Given records -

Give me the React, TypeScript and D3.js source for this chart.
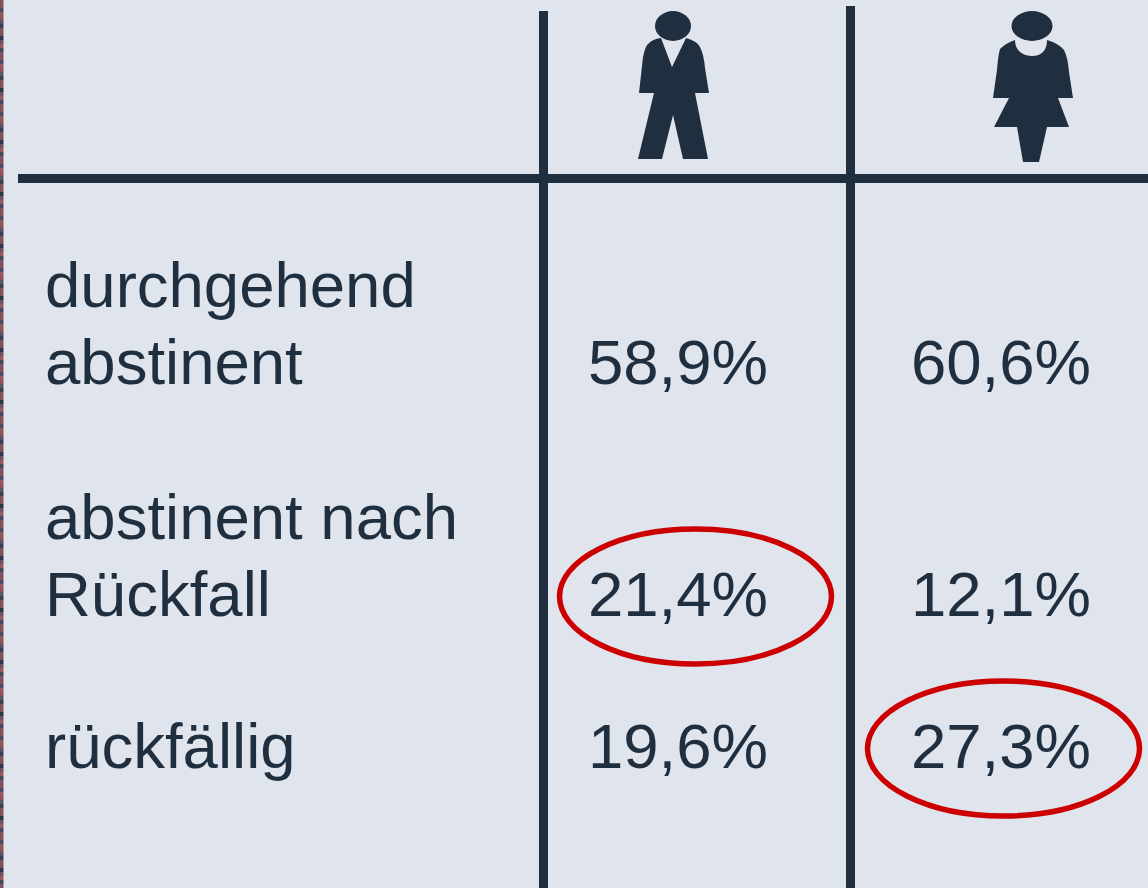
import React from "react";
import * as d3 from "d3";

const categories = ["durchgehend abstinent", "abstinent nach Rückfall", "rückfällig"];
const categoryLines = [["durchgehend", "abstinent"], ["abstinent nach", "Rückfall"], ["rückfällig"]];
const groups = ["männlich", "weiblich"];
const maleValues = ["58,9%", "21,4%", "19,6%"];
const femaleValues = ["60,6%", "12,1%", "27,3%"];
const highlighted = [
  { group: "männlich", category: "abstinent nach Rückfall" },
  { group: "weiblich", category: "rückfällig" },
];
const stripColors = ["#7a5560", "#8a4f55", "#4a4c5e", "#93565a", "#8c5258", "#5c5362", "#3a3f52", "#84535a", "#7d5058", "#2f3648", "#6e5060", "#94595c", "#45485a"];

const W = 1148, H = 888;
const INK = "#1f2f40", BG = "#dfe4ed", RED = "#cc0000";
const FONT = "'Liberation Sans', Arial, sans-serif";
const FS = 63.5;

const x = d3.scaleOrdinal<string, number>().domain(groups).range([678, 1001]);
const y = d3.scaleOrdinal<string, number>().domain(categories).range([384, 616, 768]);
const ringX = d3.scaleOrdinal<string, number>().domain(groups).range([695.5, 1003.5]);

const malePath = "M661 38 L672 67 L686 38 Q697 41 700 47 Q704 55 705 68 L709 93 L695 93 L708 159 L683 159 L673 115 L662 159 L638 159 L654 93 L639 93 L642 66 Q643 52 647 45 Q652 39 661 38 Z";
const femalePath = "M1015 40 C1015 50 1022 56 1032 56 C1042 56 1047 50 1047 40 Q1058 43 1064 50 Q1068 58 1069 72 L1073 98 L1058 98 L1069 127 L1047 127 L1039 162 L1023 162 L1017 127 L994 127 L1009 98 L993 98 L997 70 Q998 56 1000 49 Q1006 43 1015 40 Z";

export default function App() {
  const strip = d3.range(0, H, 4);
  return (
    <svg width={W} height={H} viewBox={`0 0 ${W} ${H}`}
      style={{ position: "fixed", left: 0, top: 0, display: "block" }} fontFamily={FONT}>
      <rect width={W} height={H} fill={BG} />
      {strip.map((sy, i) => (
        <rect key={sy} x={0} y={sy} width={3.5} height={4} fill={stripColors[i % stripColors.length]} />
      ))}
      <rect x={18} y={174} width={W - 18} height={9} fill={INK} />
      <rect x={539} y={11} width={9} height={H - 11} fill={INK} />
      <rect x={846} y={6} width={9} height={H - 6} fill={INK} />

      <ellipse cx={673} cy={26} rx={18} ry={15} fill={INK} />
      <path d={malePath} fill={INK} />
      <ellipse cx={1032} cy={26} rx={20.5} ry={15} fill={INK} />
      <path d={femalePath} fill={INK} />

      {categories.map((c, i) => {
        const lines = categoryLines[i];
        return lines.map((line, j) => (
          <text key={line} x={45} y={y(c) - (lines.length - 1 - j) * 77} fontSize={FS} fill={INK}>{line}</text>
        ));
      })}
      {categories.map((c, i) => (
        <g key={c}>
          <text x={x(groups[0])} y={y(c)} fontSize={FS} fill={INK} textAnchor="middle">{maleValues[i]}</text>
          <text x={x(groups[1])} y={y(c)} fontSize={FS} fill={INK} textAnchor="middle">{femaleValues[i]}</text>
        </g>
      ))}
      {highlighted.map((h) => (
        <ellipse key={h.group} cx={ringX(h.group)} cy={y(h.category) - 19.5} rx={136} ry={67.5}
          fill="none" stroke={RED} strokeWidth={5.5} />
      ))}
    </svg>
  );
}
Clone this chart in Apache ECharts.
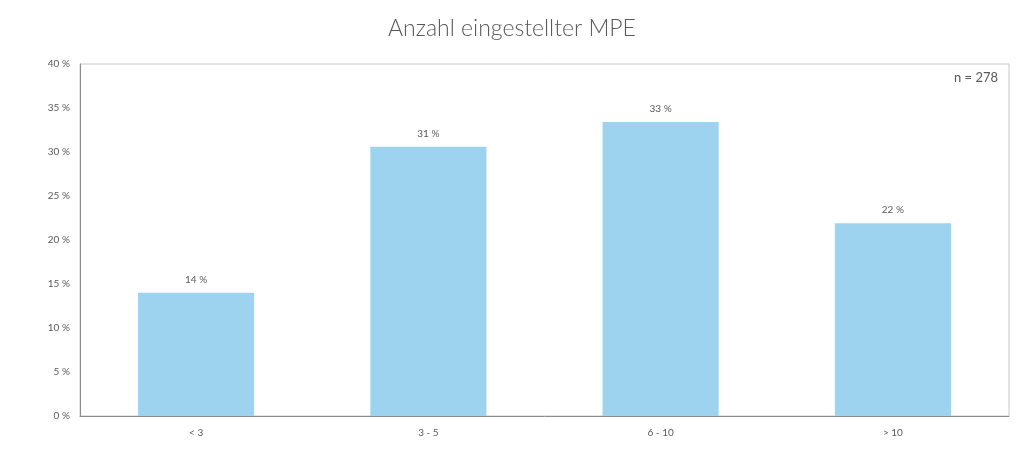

What is expected -
Reproduce, word for word, every line from the start of the records down to and including the line with "const FS = 63.5;"; skip the pictures.

Exercise response -
Give me the React, TypeScript and D3.js source for this chart.
import React from "react";
import * as d3 from "d3";

const categories = ["durchgehend abstinent", "abstinent nach Rückfall", "rückfällig"];
const categoryLines = [["durchgehend", "abstinent"], ["abstinent nach", "Rückfall"], ["rückfällig"]];
const groups = ["männlich", "weiblich"];
const maleValues = ["58,9%", "21,4%", "19,6%"];
const femaleValues = ["60,6%", "12,1%", "27,3%"];
const highlighted = [
  { group: "männlich", category: "abstinent nach Rückfall" },
  { group: "weiblich", category: "rückfällig" },
];
const stripColors = ["#7a5560", "#8a4f55", "#4a4c5e", "#93565a", "#8c5258", "#5c5362", "#3a3f52", "#84535a", "#7d5058", "#2f3648", "#6e5060", "#94595c", "#45485a"];

const W = 1148, H = 888;
const INK = "#1f2f40", BG = "#dfe4ed", RED = "#cc0000";
const FONT = "'Liberation Sans', Arial, sans-serif";
const FS = 63.5;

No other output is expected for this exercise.